A Simple Unified Framework for Detecting Out-of-Distribution Samples and Adversarial Attacks

인테져드림 2023. 3. 1. 12:31

논문 소개

여기 논문에서는 training samples (in-distribution) 와 statistically(out-of-distribution) 그리고 adversarially 하게 다른 samples 를 모두 detection 하는 방법을 (여태 둘다 하는 방법은 없었다고 함) 기존 흔히 사용했던 posterior softmax classification 방식을 대신하여 feature space 내 distance-based classification (specifically, "Mahalonobis distance") 방식으로 처음 소개했다.

URL : https://proceedings.neurips.cc/paper/2018/file/abdeb6f575ac5c6676b747bca8d09cc2-Paper.pdf (NeurIPS, 2018)

해당 논문을 통해 얻고자 하는 것

Out-of-distribution 을 detection 하는 방법이 정말 다양한데, 그 중 하나인 distance 기반의 방식은 구체적으로 어떤 식으로 작동하는지를 이해하기 위해 해당 논문을 읽게 되었다. 그래서 "어떻게 distance 를 계산해 OOD samples 를 detection 하는지" 가 해당 논문에서 얻고자 하는 것이고, 그것을 중심으로 논문 리뷰를 할 것이다.

논문 리뷰 스타트

1. Motivation

Deep neural networks(DNN) 의 real-world 내 deployment 에 중요한 것은 "well-calibrated predictive uncertainty" 다. 이건 DNN 모델이 "정확하게 (데이터 혹은 모델에서) uncertainty 한 상황이라는 걸 예측할 줄 아는 것" 을 뜻한다.
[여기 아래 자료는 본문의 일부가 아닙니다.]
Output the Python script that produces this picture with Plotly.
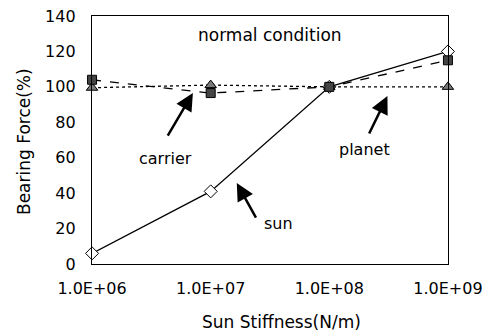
import plotly.graph_objects as go

stiffness = [1e6, 1e7, 1e8, 1e9]
tick_labels = ["1.0E+06", "1.0E+07", "1.0E+08", "1.0E+09"]
y_ticks = [0, 20, 40, 60, 80, 100, 120, 140]
sun = [6, 41, 100, 120]
carrier = [104, 96.5, 100, 115]
planet = [99.5, 101, 100, 100]

FONT = "DejaVu Sans, sans-serif"

fig = go.Figure()
fig.add_trace(go.Scatter(x=stiffness, y=sun, mode="lines+markers", name="sun",
                         cliponaxis=False,
                         line=dict(color="black", width=1.3),
                         marker=dict(symbol="diamond", size=10, color="white",
                                     line=dict(color="black", width=1))))
fig.add_trace(go.Scatter(x=stiffness, y=planet, mode="lines+markers", name="planet",
                         cliponaxis=False,
                         line=dict(color="black", width=1.3, dash="dot"),
                         marker=dict(symbol="triangle-up", size=10, color="#7a7a7a",
                                     line=dict(color="black", width=1))))
fig.add_trace(go.Scatter(x=stiffness, y=carrier, mode="lines+markers", name="carrier",
                         cliponaxis=False,
                         line=dict(color="black", width=1.3, dash="dash"),
                         marker=dict(symbol="square", size=9, color="#444444",
                                     line=dict(color="black", width=1))))

ann = []
def text(x, y, s, size=16):
    ann.append(dict(x=x, y=y, xref="x", yref="y", text=s, showarrow=False,
                    font=dict(family=FONT, size=size, color="black")))
def arrow(x, y, ax, ay):
    ann.append(dict(x=x, y=y, xref="x", yref="y", text="", showarrow=True,
                    ax=ax, ay=ay, arrowhead=2, arrowsize=1.4, arrowwidth=2.5,
                    arrowcolor="black"))

text(7.5, 129.3, "normal condition", 17)
text(6.615, 59.8, "carrier")
text(8.30, 64.4, "planet")
text(7.57, 23, "sun")
arrow(6.85, 96.5, -26, 44)
arrow(8.49, 94.8, -19, 39)
arrow(7.22, 45.7, 20, 36)

# axis titles
ann.append(dict(x=(281 - 92) / 356, y=(264 - 322) / 248, xref="paper", yref="paper",
                xanchor="center", yanchor="middle",
                text="Sun Stiffness(N/m)", showarrow=False,
                font=dict(family=FONT, size=17, color="black")))
ann.append(dict(x=(24 - 92) / 356, y=(264 - 142) / 248, xref="paper", yref="paper",
                xanchor="center", yanchor="middle",
                text="Bearing Force(%)", showarrow=False, textangle=-90,
                font=dict(family=FONT, size=17, color="black")))

fig.update_layout(
    width=488, height=336,
    margin=dict(l=92, r=40, t=16, b=72),
    paper_bgcolor="white", plot_bgcolor="white",
    showlegend=False,
    font=dict(family=FONT, size=16, color="black"),
    annotations=ann,
    xaxis=dict(type="log", range=[5.9995, 9.0005], tickvals=stiffness, ticktext=tick_labels,
               showgrid=False, zeroline=False, showline=True, linecolor="black",
               linewidth=1.4, mirror=True, ticks="", ticklabelstandoff=10,
               automargin=False),
    yaxis=dict(range=[0, 140], tickvals=y_ticks,
               showgrid=False, zeroline=False, showline=True, linecolor="black",
               linewidth=1.4, mirror=True, ticks="", ticklabelstandoff=12,
               automargin=False),
)

fig.write_html("out.html")
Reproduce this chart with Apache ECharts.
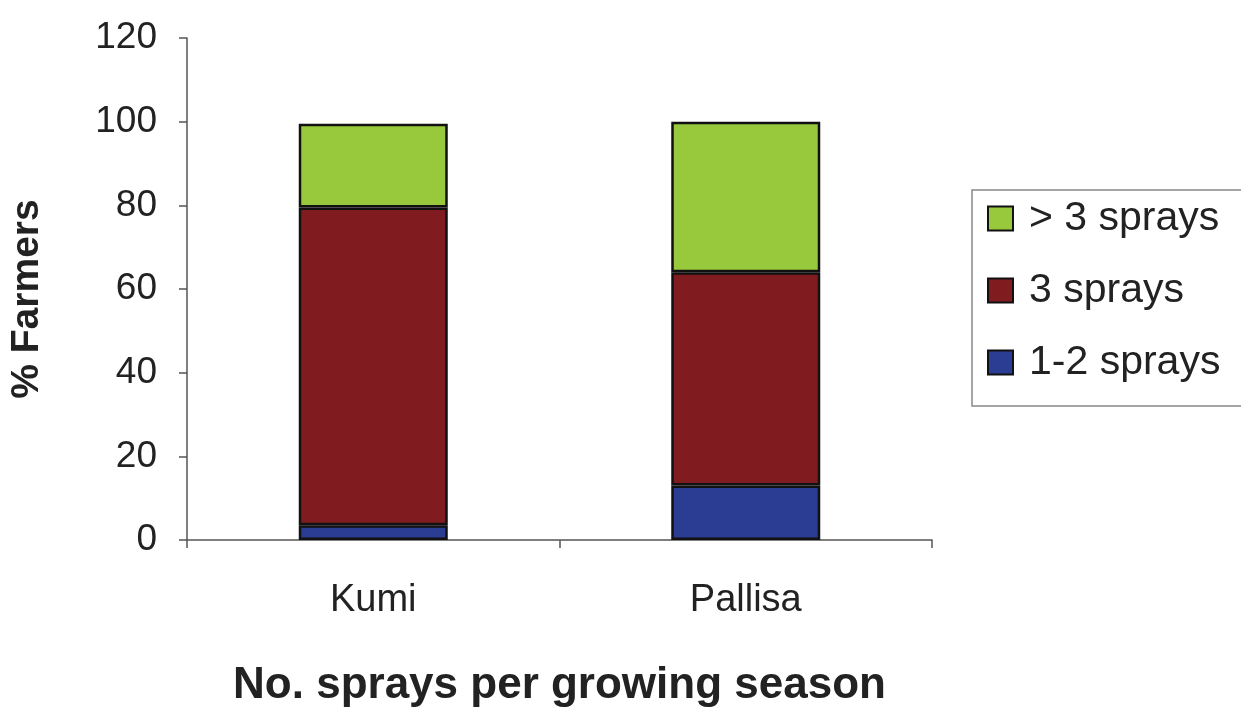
<!DOCTYPE html>
<html>
<head>
<meta charset="utf-8">
<script src="https://cdn.jsdelivr.net/npm/echarts@6/dist/echarts.min.js"></script>
<style>
  html, body { margin: 0; padding: 0; background: #fff; }
  #chart { width: 1241px; height: 713px; }
</style>
</head>
<body>
<div id="chart"></div>
<script type="text/javascript">

var districts = ['Kumi', 'Pallisa'];
var oneTwoSprays = [3.5, 13];
var threeSprays = [76, 51];
var moreThanThree = [20, 36];
var yTicks = [0, 20, 40, 60, 80, 100, 120];

var chart = echarts.init(document.getElementById('chart'));

var barBorder = {
	borderColor: '#111',
	borderWidth: 2.5
};

var option = {
	backgroundColor: '#fff',
	animation: false,
	textStyle: {
		fontFamily: 'Liberation Sans, Arial, sans-serif'
	},
	grid: {
		left: 184,
		right: 309,
		top: 38,
		bottom: 167
	},
	legend: {
		orient: 'vertical',
		left: 972,
		top: 190,
		padding: [8, 40, 23, 15],
		itemGap: 31,
		itemWidth: 25,
		itemHeight: 24,
		borderColor: '#888',
		borderWidth: 1.5,
		icon: 'rect',
		// top to bottom: >3, 3, 1-2
		data: ['> 3 sprays', '3 sprays', '1-2 sprays'],
		textStyle: {
			fontSize: 41,
			lineHeight: 40,
			color: '#222',
			padding: [0, 0, 0, 11]
		}
	},
	xAxis: {
		type: 'category',
		data: districts,
		name: 'No. sprays per growing season',
		nameLocation: 'middle',
		nameGap: 124,
		nameTextStyle: {
			fontSize: 44,
			fontWeight: 'bold',
			color: '#222'
		},
		axisLine: { lineStyle: { color: '#555', width: 1.5 } },
		axisTick: { show: true, length: 8, lineStyle: { color: '#555', width: 1.5 } },
		axisLabel: {
			fontSize: 38,
			color: '#222',
			margin: 42
		}
	},
	yAxis: {
		type: 'value',
		min: yTicks[0],
		max: yTicks[yTicks.length - 1],
		interval: 20,
		name: '% Farmers',
		nameLocation: 'middle',
		nameGap: 140,
		nameRotate: 90,
		nameTextStyle: {
			fontSize: 39,
			fontWeight: 'bold',
			color: '#222',
			padding: [0, 0, 0, -20]
		},
		splitLine: { show: false },
		axisLine: { show: true, lineStyle: { color: '#555', width: 1.5 } },
		axisTick: { show: true, length: 8, lineStyle: { color: '#555', width: 1.5 } },
		axisLabel: {
			fontSize: 37,
			color: '#222',
			margin: 30
		}
	},
	series: [
		{
			name: '1-2 sprays',
			type: 'bar',
			stack: 'total',
			barWidth: '40%',
			data: oneTwoSprays,
			itemStyle: Object.assign({ color: '#2b3d92' }, barBorder)
		},
		{
			name: '3 sprays',
			type: 'bar',
			stack: 'total',
			data: threeSprays,
			itemStyle: Object.assign({ color: '#801c1f' }, barBorder)
		},
		{
			name: '> 3 sprays',
			type: 'bar',
			stack: 'total',
			data: moreThanThree,
			itemStyle: Object.assign({ color: '#98c83b' }, barBorder)
		}
	]
};

chart.setOption(option);
</script>
</body>
</html>
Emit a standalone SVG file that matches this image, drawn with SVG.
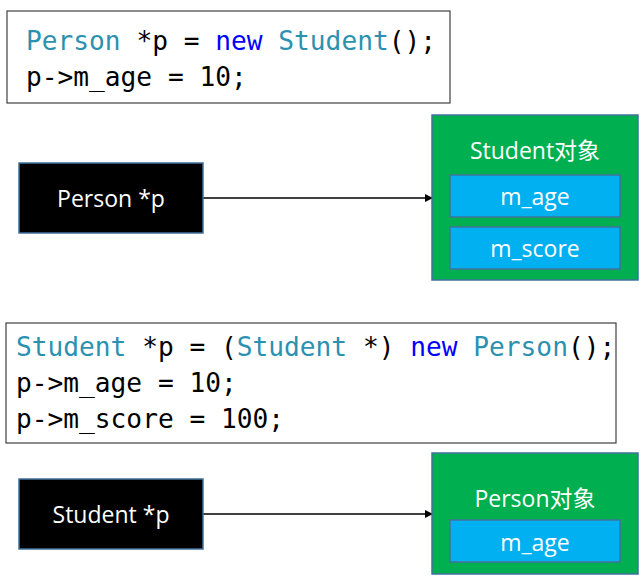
<svg xmlns="http://www.w3.org/2000/svg" width="643" height="582" viewBox="0 0 643 582">
<defs>
<style>
.code{font-family:"DejaVu Sans Mono","Liberation Mono",monospace;font-size:26.2px;fill:#000}
.t{fill:#2b91af}.k{fill:#0000ff}
.codebox{fill:#fff;stroke:#404040;stroke-width:1.2}
.ptr{fill:#000;stroke:#41719c;stroke-width:1.5}
.obj{fill:#00b050;stroke:#41719c;stroke-width:1.5}
.fld{fill:#00b0f0;stroke:#41719c;stroke-width:1.5}
.lbl{font-family:"Open Sans","Liberation Sans","Noto Sans CJK SC",sans-serif;fill:#fff;text-anchor:middle;font-size:23px}
.conn{stroke:#000;stroke-width:1.5;fill:none;marker-end:url(#ah)}
</style>
<marker id="ah" markerWidth="8" markerHeight="8" refX="7" refY="4" orient="auto" markerUnits="userSpaceOnUse">
<path d="M0,0 L8,4 L0,8 Z" fill="#000"/>
</marker>
</defs>
<g id="code1">
<rect class="codebox" x="7" y="11" width="443" height="92"/>
<text class="code" x="26" y="50"><tspan class="t">Person</tspan> *p = <tspan class="k">new</tspan> <tspan class="t">Student</tspan>();</text>
<text class="code" x="26" y="86">p-&gt;m_age = 10;</text>
</g>
<g id="code2">
<rect class="codebox" x="6" y="323" width="610" height="120"/>
<text class="code" x="16" y="356"><tspan class="t">Student</tspan> *p = (<tspan class="t">Student</tspan> *) <tspan class="k">new</tspan> <tspan class="t">Person</tspan>();</text>
<text class="code" x="16" y="392">p-&gt;m_age = 10;</text>
<text class="code" x="16" y="428">p-&gt;m_score = 100;</text>
</g>
<g id="connectors">
<line class="conn" x1="203" y1="198" x2="432" y2="198"/>
<line class="conn" x1="203" y1="514" x2="432" y2="514"/>
</g>
<g id="personPtr">
<rect class="ptr" x="19" y="163" width="184" height="70"/>
<text class="lbl" x="111" y="207">Person *p</text>
</g>
<g id="studentObj">
<rect class="obj" x="432" y="115" width="206" height="165"/>
<text class="lbl" x="535" y="159" font-size="26">Student对象</text>
<rect class="fld" x="450" y="175" width="170" height="42"/>
<text class="lbl" x="535" y="205" font-size="25">m_age</text>
<rect class="fld" x="450" y="227" width="170" height="42"/>
<text class="lbl" x="535" y="257" font-size="25">m_score</text>
</g>
<g id="studentPtr">
<rect class="ptr" x="19" y="479" width="184" height="70"/>
<text class="lbl" x="111" y="523">Student *p</text>
</g>
<g id="personObj">
<rect class="obj" x="432" y="453" width="206" height="121"/>
<text class="lbl" x="535" y="507" font-size="26">Person对象</text>
<rect class="fld" x="450" y="520" width="170" height="42"/>
<text class="lbl" x="535" y="551" font-size="25">m_age</text>
</g>
</svg>
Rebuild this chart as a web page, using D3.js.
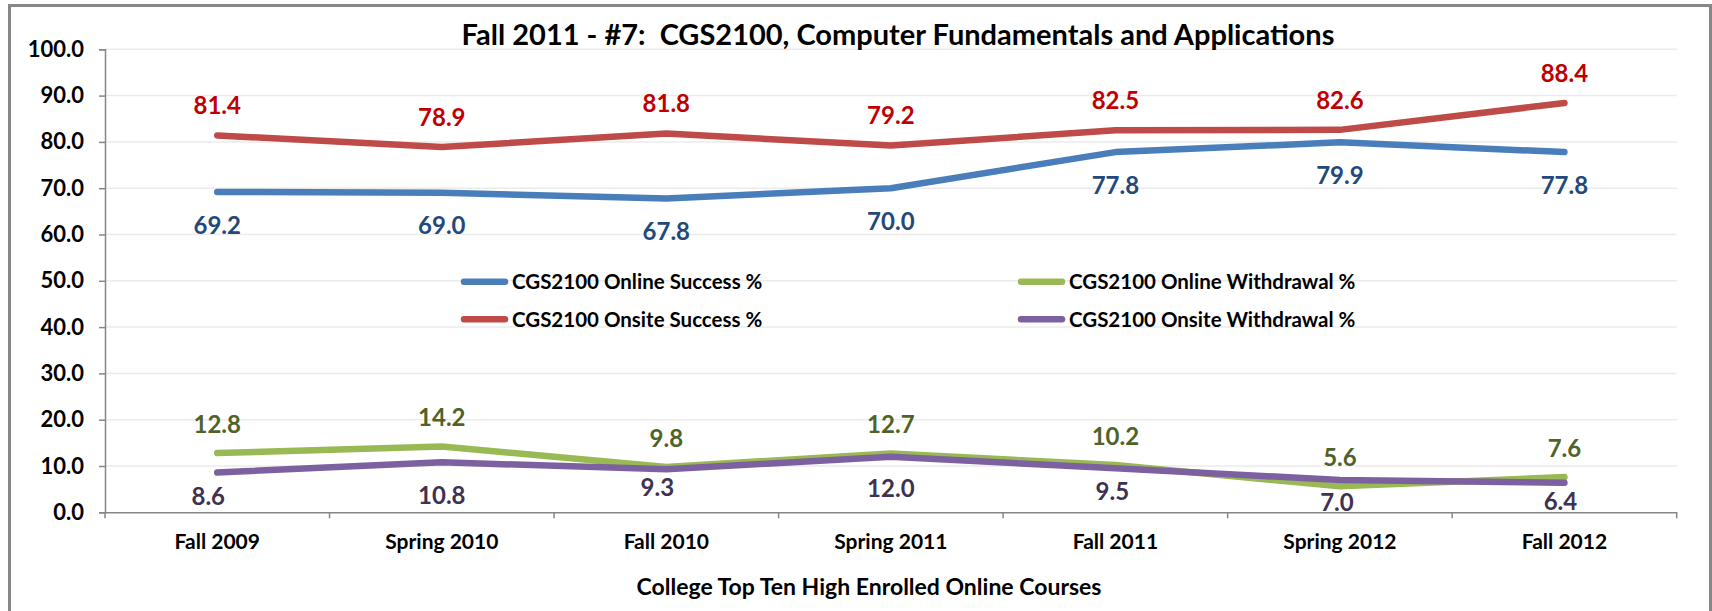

하지만 여기선 data uncertainty 만을 다루고 predictive uncertainty ≒ detecting abnormal samples 로 간주할 수 있다. 그리고 abnormal samples 는 OOD samples(def. semantic shift 한 samples 로 training classes 안에 classify 할 수 없는 것들), adversarial samples(def. classification 하기 어렵게 더럽혀진 것들(e.g. noise 추가)) 모두를 포함한다.

그런데 이 당시 기준으로 여태 OOD & adversarial samples 를 같이 detection 하는 universal detector 가 없었다고 한다.

2. Method

2.1. Overview

1. 시작에 앞서, 여기서 제안하는 universal abnormal sample detection 방법의 추상적인 아이디어는 다음과 같다.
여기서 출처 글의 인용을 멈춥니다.